Let’s go deeper into the mechanics that most renters never see.

How Much Can a Landlord Charge for a Security Deposit?

One of the biggest myths in American renting is that a landlord can charge “whatever they want” for a security deposit.

That is not true.

Every state sets a legal maximum. The amount varies wildly, and that variation alone explains why deposit abuse is more common in some states than others.

In many states, the cap is:

  • 1 month’s rent

  • 1.5 months’ rent

  • 2 months’ rent

Some states allow more.
Some allow less.
Some allow additional pet deposits.
Some forbid them.

But here is what matters:

The higher the deposit, the more temptation to keep it.

A landlord holding $3,000 is far more motivated to “find” $3,000 worth of problems than a landlord holding $500.

That’s human nature.

And the law gives them just enough room to justify it.

Why Pet Deposits Get Abused Even More

If you had a pet, your odds of losing your deposit skyrocketed.

Landlords love pets.

Not because they like animals — but because pets justify deductions.

They can blame:

  • Scratches

  • Smells

  • Stains

  • Hair

  • Chewed baseboards

  • Worn carpet

Even if none of it is real.

Pet deposits are often non-refundable.
And even when they are refundable, landlords treat them as guaranteed income.

If you ever had a pet, assume your landlord already planned to keep that money before you even moved out.

What Happens When a Landlord Sells the Property?

This is another deposit trap.

If your landlord sells the building, your deposit does not disappear.

It must be transferred to the new owner.

But this often doesn’t happen.

So when you move out, the new landlord says:

“We never got your deposit.”

And the old landlord says:

“We sold the building.”

You’re stuck in the middle.

This is how deposits vanish.

Unless you have proof of payment, you lose.

The Deadline That Decides Everything

Every state gives landlords a fixed number of days after move-out to:

  • Return your deposit

  • Or

  • Send you an itemized list of deductions

Miss that deadline?

In many states, the landlord loses the right to keep any of it.

Even if you caused damage.

Even if you owe money.

The law is that strict.

But most tenants don’t know the deadline.

So landlords ignore it.

This is one of the most powerful tools renters have — and one of the most ignored.

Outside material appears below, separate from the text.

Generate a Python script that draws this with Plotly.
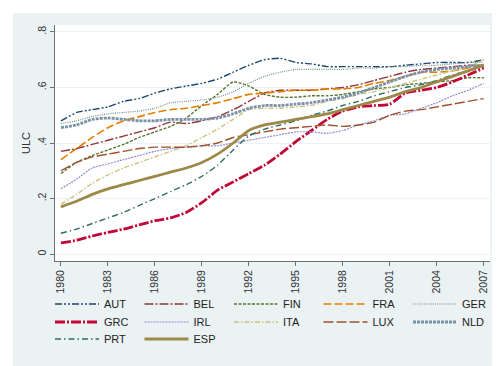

What an Itemized Statement Must Include

When a landlord withholds any part of your deposit, they must provide:

  • A list of each deduction

  • The reason

  • The amount

  • Often copies of invoices or receipts

Vague statements like:

“Cleaning – $300”
“Repairs – $700”

Are often illegal.

But landlords send them anyway.

Because they know most tenants won’t challenge them.

The “Estimate” Trick

Some landlords don’t even provide real receipts.

They provide estimates.

That is often illegal.

You can only be charged for actual costs.

Not guesses.

Not projections.

Not “what it might cost.”

But again, tenants rarely push back.

Why Landlords Love “Normal Wear and Tear” Confusion

Remember this:

Normal wear and tear is never deductible.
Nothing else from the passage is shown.